TLDR
- The UK Gambling Commission (UKGC) will phase in financial checks on high-spending gamblers, starting with a threshold few customers will ever reach.
- Stage one applies only to net deposits above £5,000 in 24 hours for customers 25 and older, or £2,500 for under-25s.
- The regulator will not take enforcement action against operators who fail to act on flagged results during the early rollout.
- Officials reject the term “affordability checks,” saying the checks only identify people already in financial difficulty, not what someone can afford to lose.
- The betting industry says the delay and higher thresholds prove its concerns were valid, while unresolved data issues remain.
Britain’s gambling regulator has approved financial checks on its highest-spending customers. The rollout will happen in stages, not all at once.
The UK Gambling Commission announced the decision on July 7. Officials said industry feedback pushed them toward a slower, more careful approach.
The measure was first proposed in a 2023 government white paper. It left the regulator to work out the details.
How the Thresholds Will Work
In the first stage, only the largest betting operators will run these checks. They apply when a customer aged 25 or older deposits more than £5,000 net in 24 hours.
For customers under 25, the threshold is £2,500. UKGC Acting Chief Executive Sarah Gardner said fewer than 0.5% of customers ever hit this level of spending.
Later, once fully rolled out, the thresholds will drop. Adults would be checked above £1,000 in 24 hours or £3,000 over 90 days.
Younger customers would face lower limits of £750 or £2,000. Even then, the regulator says checks would touch only about 3% of accounts.
There is no confirmed date for full rollout. The UKGC said it wants to learn from the early stage first.

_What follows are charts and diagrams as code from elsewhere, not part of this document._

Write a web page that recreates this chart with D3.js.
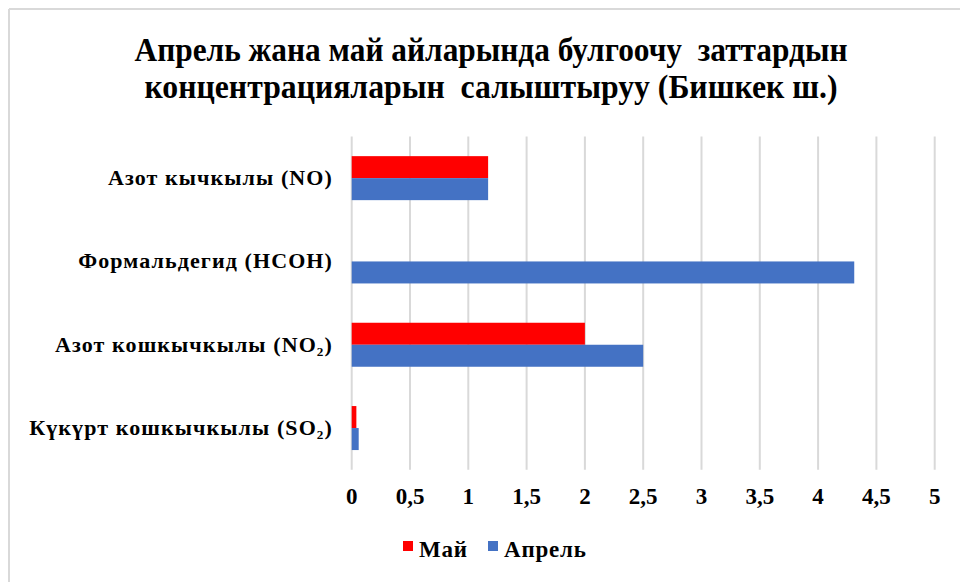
<!DOCTYPE html>
<html>
<head>
<meta charset="utf-8">
<script src="https://cdn.jsdelivr.net/npm/d3@7"></script>
<style>
  body { margin: 0; background: #fff; }
  svg text { font-family: "Liberation Serif", "Times New Roman", serif; font-weight: bold; fill: #000; }
</style>
</head>
<body>
<div id="chart"></div>
<script>
var categories = ["Азот кычкылы (NO)", "Формальдегид (HCOH)", "Азот кошкычкылы (NO₂)", "Күкүрт кошкычкылы (SO₂)"];
var seriesNames = ["Май", "Апрель"];
var mayValues = [1.17, 0, 2.0, 0.04];
var aprilValues = [1.17, 4.31, 2.5, 0.06];
var xTicks = [0, 0.5, 1, 1.5, 2, 2.5, 3, 3.5, 4, 4.5, 5];
var titleLines = ["Апрель жана май айларында булгоочу  заттардын", "концентрацияларын  салыштыруу (Бишкек ш.)"];
var colors = {"Май": "#ff0000", "Апрель": "#4472c4"};

var width = 960, height = 582;

var svg = d3.select("#chart").append("svg")
    .attr("width", width)
    .attr("height", height);

// chart frame (only top & left edges visible in the crop)
svg.append("line").attr("x1", 9).attr("y1", 9).attr("x2", width).attr("y2", 9)
    .style("stroke", "#d9d9d9").style("stroke-width", 2);
svg.append("line").attr("x1", 9).attr("y1", 9).attr("x2", 9).attr("y2", height)
    .style("stroke", "#d9d9d9").style("stroke-width", 2);

var x = d3.scaleLinear().domain([0, 5]).range([351.7, 934.7]);
var y = d3.scaleBand().domain(categories).range([136.5, 469.7]).paddingInner(0).paddingOuter(0);
var inner = d3.scaleBand().domain(seriesNames).range([0, 44]);
var barOffset = (y.bandwidth() - 44) / 2;

// gridlines
svg.append("g").selectAll("line")
    .data(xTicks)
    .enter()
    .append("line")
    .attr("x1", function(d){ return x(d); })
    .attr("x2", function(d){ return x(d); })
    .attr("y1", 136.5)
    .attr("y2", 469.7)
    .style("stroke", "#d9d9d9")
    .style("stroke-width", 2);

// bars
var rows = categories.map(function(c, i){
    return {cat: c, values: [{name: "Май", v: mayValues[i]}, {name: "Апрель", v: aprilValues[i]}]};
});

var groups = svg.append("g").selectAll("g")
    .data(rows)
    .enter()
    .append("g")
    .attr("transform", function(d){ return "translate(0," + (y(d.cat) + barOffset) + ")"; });

groups.selectAll("rect")
    .data(function(d){ return d.values.filter(function(s){ return s.v > 0; }); })
    .enter()
    .append("rect")
    .attr("x", x(0))
    .attr("y", function(d){ return inner(d.name); })
    .attr("width", function(d){ return x(d.v) - x(0); })
    .attr("height", inner.bandwidth())
    .style("fill", function(d){ return colors[d.name]; });

// category labels
svg.append("g").selectAll("text")
    .data(categories)
    .enter()
    .append("text")
    .attr("x", 333)
    .attr("y", function(d){ return y(d) + y.bandwidth() / 2 + 7; })
    .attr("text-anchor", "end")
    .style("font-size", "22px")
    .style("letter-spacing", "1.1px")
    .text(function(d){ return d; });

// x tick labels
svg.append("g").selectAll("text")
    .data(xTicks)
    .enter()
    .append("text")
    .attr("x", function(d){ return x(d); })
    .attr("y", 504)
    .attr("text-anchor", "middle")
    .style("font-size", "23px")
    .text(function(d){ return String(d).replace(".", ","); });

// title
svg.append("g").selectAll("text")
    .data(titleLines)
    .enter()
    .append("text")
    .attr("x", 491)
    .attr("y", function(d, i){ return 61 + i * 37; })
    .attr("text-anchor", "middle")
    .attr("xml:space", "preserve")
    .attr("textLength", function(d, i){ return i == 0 ? 713 : 693; })
    .attr("lengthAdjust", "spacingAndGlyphs")
    .style("font-size", "33px")
    .text(function(d){ return d; });

// legend
var legendItems = [{name: "Май", x: 403}, {name: "Апрель", x: 488}];
var legend = svg.append("g").selectAll("g")
    .data(legendItems)
    .enter()
    .append("g")
    .attr("transform", function(d){ return "translate(" + d.x + ",541)"; });
legend.append("rect")
    .attr("width", 10).attr("height", 10)
    .style("fill", function(d){ return colors[d.name]; });
legend.append("text")
    .attr("x", 16).attr("y", 16)
    .style("font-size", "23px")
    .style("letter-spacing", "0.8px")
    .text(function(d){ return d.name; });
</script>
</body>
</html>
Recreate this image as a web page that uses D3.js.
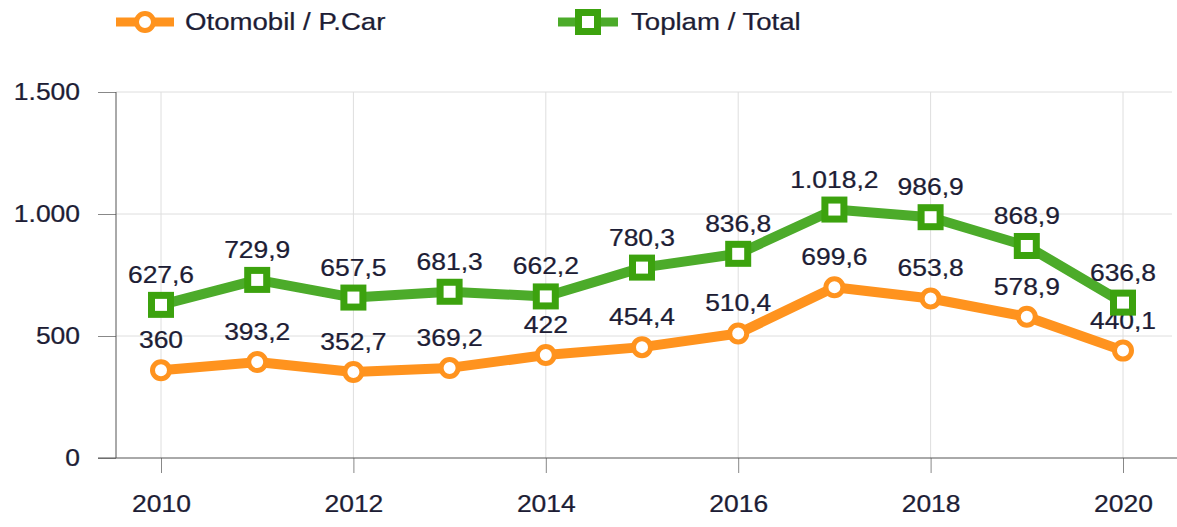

Regulator Pushes Back on “Affordability” Label
The UKGC rejected the common name for these checks. Director Helen Rhodes said “affordability checks” is misleading.
She explained the checks do not look at what a person can afford. They only flag signs of existing financial trouble, such as missed payments or debt plans.
Rhodes said high-spending customers are two to four times more likely to have defaulted recently than the general public. Operators often miss these warning signs.
Most checks will use credit data that does not affect a person’s credit score. A pilot found this method covered 97% of relevant customers.
In an unusual move, the UKGC will not punish operators that fail to act on a flagged result during the early phase. Gardner called this rare for a regulator.
Operators still must follow other licensing rules. The regulator said it can still act on those separately.
A petition against the checks gathered over 100,000 signatures in 2023. A reporter asked whether the checks would push people toward unlicensed gambling sites.
The UKGC said consumers remain its focus. It confirmed the current government still backs the policy.
The Betting and Gaming Council called itself “deeply disappointed” with the decision. Its chief executive, Grainne Hurst, said the delay shows the industry’s concerns were fair.
Hurst said the biggest problem is still unresolved. She pointed to inconsistent data from credit reference agencies.
The checks will move forward regardless. The finer details, including a full timeline, are still being worked out.